Savvy investors often refer to the free cash flow as a signal for a company's financial health because while other numbers, such as profit generation, signal the current status of a company, free cash flow can signify its prospects for growth in the future. After all, even if a company is reporting record profits, if all of the profits are going towards operations, it is hard to gauge how long the company will be able to maintain this streak. 

To put it simply, free cash flow is the surplus cash available to a company. 

Free Cash Flow Calculation

Since the free cash flow still needs to comply with the same financial disclosure rules as other line items, it is sometimes difficult to locate the free cash flow on a company's financial statement.

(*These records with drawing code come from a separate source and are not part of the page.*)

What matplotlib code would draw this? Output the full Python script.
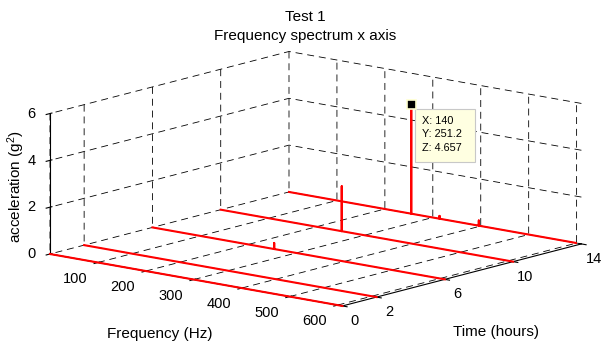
import numpy as np
import matplotlib
matplotlib.use("Agg")
import matplotlib.pyplot as plt
from matplotlib.patches import Rectangle
from matplotlib.transforms import IdentityTransform

# ---------------- data ----------------
times = [0, 2, 6, 10, 14]
freq_t0 = [0, 610]
amp_t0 = [0, 0]
freq_t2 = [0, 610]
amp_t2 = [0, 0]
freq_t6 = [0, 254, 254, 254, 610]
amp_t6 = [0, 0, 0.26, 0, 0]
freq_t10 = [0, 252.5, 252.5, 252.5, 610]
amp_t10 = [0, 0, 1.92, 0, 0]
freq_t14 = [0, 255, 255, 255, 314, 314, 314, 396, 396, 396, 610]
amp_t14 = [0, 0, 4.657, 0, 0, 0.12, 0, 0, 0.22, 0, 0]

freq_ticks = [100, 200, 300, 400, 500, 600]
time_ticks = [0, 2, 6, 10, 14]
acc_ticks = [0, 2, 4, 6]

tip_freq, tip_time, tip_acc = 255, 14, 4.657
tip_lines = ["X: 140", "Y: 251.2", "Z: 4.657"]

title_lines = ["Test 1", "Frequency spectrum x axis"]
xlabel = "Frequency (Hz)"
ylabel = "Time (hours)"
zlabel = "acceleration (g$^2$)"

# ---------------- style ----------------
plt.rcParams.update({
    "font.family": ["Liberation Sans", "DejaVu Sans"],
    "font.size": 10.5,
    "mathtext.default": "regular",
    "grid.color": "k",
    "grid.linestyle": "--",
    "grid.linewidth": 0.6,
    "lines.scale_dashes": False,
    "lines.dashed_pattern": [5, 3.5],
})

W, H = 609, 348
fig = plt.figure(figsize=(W / 100, H / 100), dpi=100)
ax = fig.add_axes([0.1, 0.1, 0.8, 0.8], projection="3d", proj_type="ortho")
ax.view_init(elev=12.4, azim=-50.4)
ax.set_box_aspect((1, 0.988, 0.379))

spectra = [(freq_t0, amp_t0), (freq_t2, amp_t2), (freq_t6, amp_t6),
           (freq_t10, amp_t10), (freq_t14, amp_t14)]
for t, (f, a) in zip(times, spectra):
    ax.plot(f, [t] * len(f), a, color="#ff0000", lw=1.5)

ax.set_xlim(0, 610)
ax.set_ylim(0, 14)
ax.set_zlim(0, 6)
ax.set_xticks(freq_ticks)
ax.set_yticks(time_ticks)
ax.set_zticks(acc_ticks)
ax.tick_params(labelsize=10.5)
ax.tick_params(axis="x", pad=1)
ax.tick_params(axis="y", pad=0.5)
ax.tick_params(axis="z", pad=-2.6)

for axis in (ax.xaxis, ax.yaxis, ax.zaxis):
    axis.set_pane_color((1, 1, 1, 0))
    axis.pane.set_edgecolor((1, 1, 1, 0))
    axis.line.set_color("k")
    axis.line.set_linewidth(0.8)

# put the z axis on the left front corner, as in the reference
ax.zaxis.set_ticks_position("lower")
fig.canvas.draw()
zl = ax.zaxis.get_majorticklabels()
if zl and zl[0].get_window_extent().x0 > W / 2:
    ax.zaxis.set_ticks_position("upper")
    fig.canvas.draw()

for t in ax.xaxis.get_major_ticks():
    t.label1.set_horizontalalignment("right")
for t in ax.zaxis.get_major_ticks():
    t.label1.set_horizontalalignment("right")
    t.label1.set_verticalalignment("center")

# ---------------- fit the box into the reference layout ----------------
def to_px(x, y, z):
    M = ax.get_proj()
    v = M @ np.array([x, y, z, 1.0])
    return ax.transData.transform((v[0] / v[3], v[1] / v[3]))

A_t = np.array([50.0, H - 254.0])     # corner (fmin, t0, 0)
B_t = np.array([581.4, H - 244.0])    # corner (fmax, tmax, 0)
pos = ax.get_position()
c = np.array([(pos.x0 + pos.x1) / 2 * W, (pos.y0 + pos.y1) / 2 * H])
side = pos.width * W
a = to_px(0, 0, 0)
b = to_px(610, 14, 0)
s = np.linalg.norm(B_t - A_t) / np.linalg.norm(b - a)
a_new = c + s * (a - c)
c_new = c + (A_t - a_new)
side_new = side * s
ax.set_position([(c_new[0] - side_new / 2) / W, (c_new[1] - side_new / 2) / H,
                 side_new / W, side_new / H])
fig.canvas.draw()

# ---------------- data tip ----------------
mx, my = to_px(tip_freq, tip_time, tip_acc)
fig.add_artist(Rectangle((mx + 4, my - 57), 60, 53, transform=IdentityTransform(),
                         fc="#ffffe1", ec="#c8c8c8", lw=0.8, zorder=5))
for i, line in enumerate(tip_lines):
    fig.text(mx + 11, my - 16 - 13.8 * i, line, transform=IdentityTransform(),
             ha="left", va="center", fontsize=7.8, zorder=6)
fig.add_artist(Rectangle((mx - 4.5, my - 4.5), 9, 9, transform=IdentityTransform(),
                         fc="k", ec="#ffffd0", lw=1.2, zorder=6))

# ---------------- labels ----------------
fig.text(305 / W, 1 - 17 / H, title_lines[0], ha="center", va="center", fontsize=11)
fig.text(305 / W, 1 - 36 / H, title_lines[1], ha="center", va="center", fontsize=11)
fig.text(160 / W, 1 - 334 / H, xlabel, ha="center", va="center", fontsize=11)
fig.text(496 / W, 1 - 332 / H, ylabel, ha="center", va="center", fontsize=11)
fig.text(16 / W, 1 - 187 / H, zlabel, ha="center", va="center", rotation=90, fontsize=11)

fig.savefig("out.png", dpi=100, facecolor="white")
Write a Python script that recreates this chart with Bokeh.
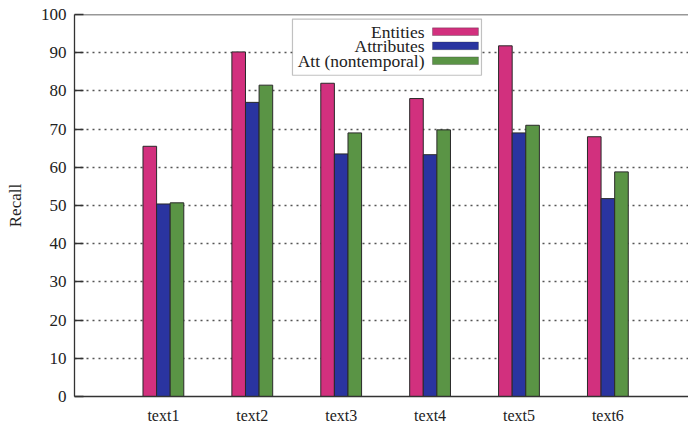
from bokeh.plotting import figure
from bokeh.models import (ColumnDataSource, Range1d, FixedTicker, Span, Label,
                          BoxAnnotation)
from bokeh.transform import dodge
from bokeh.embed import file_html
from bokeh.resources import INLINE

# ---- data ----
categories = ["text1", "text2", "text3", "text4", "text5", "text6"]
series_names = ["Entities", "Attributes", "Att (nontemporal)"]
entities = [65.5, 90.2, 82.0, 78.0, 91.8, 68.0]
attributes = [50.4, 77.0, 63.5, 63.3, 69.0, 51.8]
att_nontemporal = [50.7, 81.5, 69.0, 69.8, 71.0, 58.8]
y_ticks = [0, 10, 20, 30, 40, 50, 60, 70, 80, 90, 100]

# ---- style ----
FONT = "Liberation Serif"
colors = ["#d2307e", "#2a34a0", "#5a9445"]
BAR_W = 0.153

pos = list(range(1, len(categories) + 1))
src = ColumnDataSource(dict(x=pos, e=entities, a=attributes, n=att_nontemporal))

p = figure(width=688, height=426, output_backend="svg", toolbar_location=None,
           x_range=Range1d(0, 6.907), y_range=Range1d(0, 100),
           min_border_left=74, min_border_right=0, min_border_top=14,
           min_border_bottom=29)
p.outline_line_color = None
p.background_fill_color = "white"
p.border_fill_color = "white"

for field, off, col in zip(["e", "a", "n"], [-BAR_W, 0, BAR_W], colors):
    p.vbar(x=dodge("x", off, range=p.x_range), top=field, width=BAR_W, bottom=0,
           source=src, fill_color=col, line_color="#2a2a2a", line_width=1)

# axes
p.yaxis.ticker = FixedTicker(ticks=y_ticks)
p.yaxis.major_tick_in = 9
p.yaxis.major_tick_out = 0
p.yaxis.minor_tick_line_color = None
p.yaxis.major_label_standoff = 8
p.yaxis.major_label_text_font = FONT
p.yaxis.major_label_text_font_size = "17px"
p.yaxis.major_label_text_color = "#222222"
p.yaxis.axis_line_color = "#333333"
p.yaxis.axis_line_width = 1.3
p.yaxis.major_tick_line_color = "#333333"
p.yaxis.major_tick_line_width = 1.3
p.yaxis.axis_label = "Recall"
p.yaxis.axis_label_text_font = FONT
p.yaxis.axis_label_text_font_size = "17px"
p.yaxis.axis_label_text_font_style = "normal"
p.yaxis.axis_label_text_color = "#222222"
p.yaxis.axis_label_standoff = 13

p.xaxis.ticker = FixedTicker(ticks=pos)
p.xaxis.major_label_overrides = {i: c for i, c in zip(pos, categories)}
p.xaxis.major_tick_in = 0
p.xaxis.major_tick_out = 0
p.xaxis.minor_tick_line_color = None
p.xaxis.major_label_standoff = 10
p.xaxis.major_label_text_font = FONT
p.xaxis.major_label_text_font_size = "16px"
p.xaxis.major_label_text_color = "#222222"
p.xaxis.axis_line_color = "#333333"
p.xaxis.axis_line_width = 1.3

# grid
p.xgrid.grid_line_color = None
p.ygrid.ticker = FixedTicker(ticks=y_ticks[1:-1])
p.ygrid.grid_line_color = "#555555"
p.ygrid.grid_line_dash = "2 4"
p.ygrid.grid_line_width = 1.5

# top border
p.add_layout(Span(location=100, dimension="width", line_color="#333333",
                  line_width=1.3))

# legend (gnuplot style: text right-aligned, sample on the right)
p.add_layout(BoxAnnotation(left=2.452, right=4.578, bottom=84.1, top=98.8,
                           fill_color="white", fill_alpha=1.0,
                           line_color="#333333", line_width=1.2, level="annotation"))
row_y = [95.5, 91.8, 87.9]
for name, col, yy in zip(series_names, colors, row_y):
    p.add_layout(BoxAnnotation(left=4.027, right=4.544, bottom=yy - 1.0, top=yy + 1.0,
                               fill_color=col, fill_alpha=1.0,
                               line_color="#2a2a2a", line_width=1))
    p.add_layout(Label(x=3.937, y=yy, text=name, text_align="right",
                       text_baseline="middle", text_font=FONT,
                       text_font_size="17.5px", text_color="#222222"))

open("out.html", "w").write(file_html(p, INLINE))
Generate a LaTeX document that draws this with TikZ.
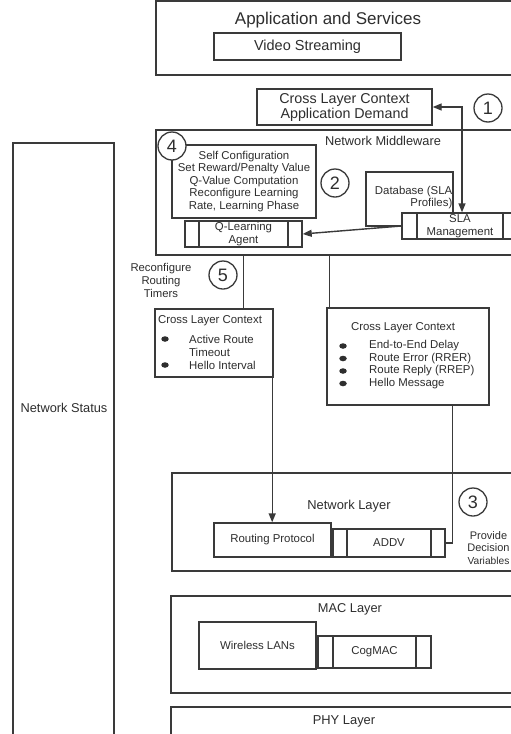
\documentclass[tikz,border=0pt]{standalone}
\usepackage{fontspec}
\setmainfont{Liberation Sans}
\usetikzlibrary{arrows.meta,shapes.geometric}
\definecolor{ln}{HTML}{3A3A3A}
\definecolor{tx}{HTML}{2E2E2E}
\tikzset{
  box/.style={draw=ln, line width=1.4pt, fill=white, inner sep=0pt, text=tx},
  dbox/.style={box, path picture={
      \draw[ln, line width=1.4pt] ([xshift=#1]path picture bounding box.north west) -- ([xshift=#1]path picture bounding box.south west);
      \draw[ln, line width=1.4pt] ([xshift=-#1]path picture bounding box.north east) -- ([xshift=-#1]path picture bounding box.south east);}},
  num/.style={circle, draw=ln, line width=1.3pt, fill=white, minimum size=28pt, inner sep=0pt, text=tx, font=\fontsize{18}{18}\selectfont},
  lbl/.style={text=tx, inner sep=0pt, align=center},
  conn/.style={draw=ln, line width=1.4pt},
  tip/.style={Triangle[length=9pt,width=7pt]},
  arr/.style={conn, -{Triangle[length=9pt,width=7pt]}},
  bul/.style={ellipse, fill=tx, minimum width=7.5pt, minimum height=5.5pt, inner sep=0pt},
  ft/.style={font=\fontsize{11.4}{13}\selectfont},
}
\begin{document}
\begin{tikzpicture}[x=1pt,y=-1pt]
\useasboundingbox (0,0) rectangle (511,734);
\clip (0,0) rectangle (511,734);
\fill[white] (0,0) rectangle (511,734);

% Application and services
\node[box, minimum width=374, minimum height=74] (app) at (343,38) {};
\node[lbl, font=\fontsize{17}{17}\selectfont] (apptitle) at (328,20) {Application and Services};
\node[box, minimum width=187, minimum height=27, font=\fontsize{14.5}{14.5}\selectfont] (video) at (307.5,46.5) {Video Streaming};

% Cross layer context application demand
\node[box, minimum width=175, minimum height=36, align=center, font=\fontsize{14.3}{15}\selectfont] (clcapp) at (344.5,107) {Cross Layer Context\\Application Demand};
\node[num] (n1) at (488,108) {1};

% Network middleware
\node[box, minimum width=374, minimum height=125] (mw) at (343,192.5) {};
\node[lbl, font=\fontsize{12.8}{12.8}\selectfont] (mwtitle) at (383,141) {Network Middleware};
\node[box, minimum width=144, minimum height=73, align=center, font=\fontsize{11.4}{12.5}\selectfont] (self) at (244,181.5) {Self Configuration\\Set Reward/Penalty Value\\Q-Value Computation\\Reconfigure Learning\\Rate, Learning Phase};
\node[num] (n4) at (172,146) {4};
\node[num] (n2) at (335,183) {2};
\node[dbox=14pt, minimum width=117, minimum height=26, align=center, font=\fontsize{11.4}{12.5}\selectfont] (qagent) at (243.5,234) {Q-Learning\\Agent};
\node[box, minimum width=87, minimum height=54] (db) at (409.5,199) {};
\node[lbl, anchor=east, align=right, font=\fontsize{11.4}{11.6}\selectfont] (dbtext) at (452.5,197.5) {Database (SLA\\Profiles)};
\node[dbox=15pt, minimum width=116, minimum height=26, align=center, font=\fontsize{11.4}{12.5}\selectfont] (sla) at (460,226) {SLA\\Management};

\draw[conn, {Triangle[length=9pt,width=7pt]}-{Triangle[length=9pt,width=7pt]}] (clcapp.east) -| ([xshift=2pt]sla.north);
\draw[arr] (sla.west) -- (qagent.east);

% reconfigure routing timers
\node[lbl, font=\fontsize{11.3}{13}\selectfont] (rrt) at (161,280) {Reconfigure\\Routing\\Timers};
\node[num] (n5) at (223,275) {5};

% Cross layer context 1
\node[box, minimum width=118, minimum height=68] (clc1) at (214,343) {};
\node[lbl, ft] (clc1t) at (210,321) {Cross Layer Context};
\node[bul] (b11) at (165,339) {};
\node[bul] (b12) at (165,365) {};
\node[lbl, ft, anchor=west, align=left] (clc1a) at (189,345.5) {Active Route\\Timeout};
\node[lbl, ft, anchor=west] (clc1b) at (189,365) {Hello Interval};

% Cross layer context 2
\node[box, minimum width=162, minimum height=97] (clc2) at (408,356.5) {};
\node[lbl, ft] (clc2t) at (403,328) {Cross Layer Context};
\node[bul] (b21) at (343,346) {};
\node[bul] (b22) at (343,358.5) {};
\node[bul] (b23) at (343,371) {};
\node[bul] (b24) at (343,383.5) {};
\node[lbl, ft, anchor=west] (clc2a) at (369,346) {End-to-End Delay};
\node[lbl, ft, anchor=west] (clc2b) at (369,358.5) {Route Error (RRER)};
\node[lbl, ft, anchor=west] (clc2c) at (369,371) {Route Reply (RREP)};
\node[lbl, ft, anchor=west] (clc2d) at (369,383.5) {Hello Message};

\draw[conn] (mw.south -| qagent.south) -- (clc1.north -| qagent.south);
\draw[conn] ([xshift=3pt]clc2.north west) -- ([xshift=3pt]clc2.north west |- mw.south);

% Network layer
\node[box, minimum width=358, minimum height=98] (nl) at (351,522) {};
\node[lbl, font=\fontsize{12.9}{12.9}\selectfont] (nltitle) at (349,506) {Network Layer};
\node[box, minimum width=117, minimum height=34, ft] (rp) at (272.5,540) {Routing Protocol};
\node[dbox=14pt, minimum width=112, minimum height=28, ft] (addv) at (389,543) {ADDV};
\node[num] (n3) at (473,502) {3};
\node[lbl, font=\fontsize{11}{12.5}\selectfont] (prov) at (488.5,548) {Provide\\Decision\\{\fontsize{10.2}{12.5}\selectfont Variables}};

\draw[arr] ([xshift=-1.5pt]clc1.south east) -- ([xshift=-1.5pt]clc1.south east |- rp.north);
\draw[conn] ([xshift=-37pt]clc2.south east) |- (addv.east);

% MAC layer
\node[box, minimum width=359, minimum height=97] (mac) at (350.5,644.5) {};
\node[lbl, font=\fontsize{12.8}{12.8}\selectfont] (mactitle) at (350,609) {MAC Layer};
\node[box, minimum width=117, minimum height=47, ft] (wlan) at (257.5,645.5) {Wireless LANs};
\node[dbox=15pt, minimum width=113, minimum height=32, ft] (cogmac) at (374.5,652) {CogMAC};

% PHY layer
\node[box, minimum width=359, minimum height=53] (phy) at (350.5,733.5) {};
\node[lbl, font=\fontsize{12.9}{12.9}\selectfont] (phytitle) at (344,721) {PHY Layer};

% Network status
\node[box, minimum width=101, minimum height=617] (ns) at (63.5,451.5) {};
\node[lbl, font=\fontsize{12.8}{12.8}\selectfont] (nstext) at (64,408) {Network Status};
\end{tikzpicture}
\end{document}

Suppose the company's financial statement does not mention free cash flow. In that case, you can still calculate it by referring to these other data points that are often found in Income Statements, Statements of Cash Flows & Balance Sheets:

Formula 1

Free Cash Flow = Cash Flow from Operating Activities +Interest Expense -Tax Shield on Interest Expense -Capital Expenditures 

Formula 2

Free Cash Flow = EBIT x (1- Tax Rate) + Non-Cash Expenses (Depreciation, Amortisation, etc.) - Change in (Current Assets - Current Liabilities) - Capital Expenditures 

What Does Free Cash Flow Signify?

Essentially, the free cash flow signifies a company's proficiency and liquidity.

Here is how you can decode changes in the free cash flow:

  1. An increase in FCF could be due to any of the following factors -
  • Asset sale or the closure of a big deal
  • Reduction in capital expenditure or marketing & maintenance
  • Delays in paying salaries or accounts 
  1. Similarly, a decrease in FCF could signify -
  • Investment in equipment
  • Rapid cash-intensive growth 
  • Large orders of stock

Advantages of Calculating Free Cash Flow 

As we have seen above, calculating free cash flow can sometimes be time-consuming, involving deep dives into a company's financials. However, there are quite a few advantages to be gleaned:

  • Reveals discrepancies in the fundamentals before they arise on the income statement
  • It helps investors determine whether a company pays dividends
  • Aligns available cash with the company's profitability
  • It helps creditors gauge a company's repayment ability
  • Aids creditors in their decision to sanction loan amounts
  • Allows potential partners to evaluate the viability of a company's operations

Risks Concerned with Relying on Free Cash Flow 

It is important to have the free cash flow metric in mind. However, one shouldn't base all of their investment decisions on this number. Where there are advantages, there are always risks involved. Here's why you should always consider free cash flow in context with the other variables: 

  • Positive free cash is only sometimes associated with upward trends in a company's equity. Markets move because of various factors, and even companies with strong free cash flows are susceptible to downward share performance
  • Sometimes, there are companies whose business model dictates negative free cash flow. In recent times, we have seen giants like Amazon and Uber grow tremendously by reinvesting profits into operations and even incurring losses to promote market dominance. Similarly, investment-heavy sectors like power and mining will always be in a cash crunch due to the industry's nature.
  • Capital expenditure is a variable that shifts from year to year, making it vital to measure the free cash flow in context with the company's performance over time among its peers in the industry.
  • A concern for companies hosting high amounts of free cash flow is that they may not be investing enough in the growth of their business venture.

Therefore, bear in mind that free cash flow is just another tool that aids your analysis of a company's profitability in conjunction with other financial instruments.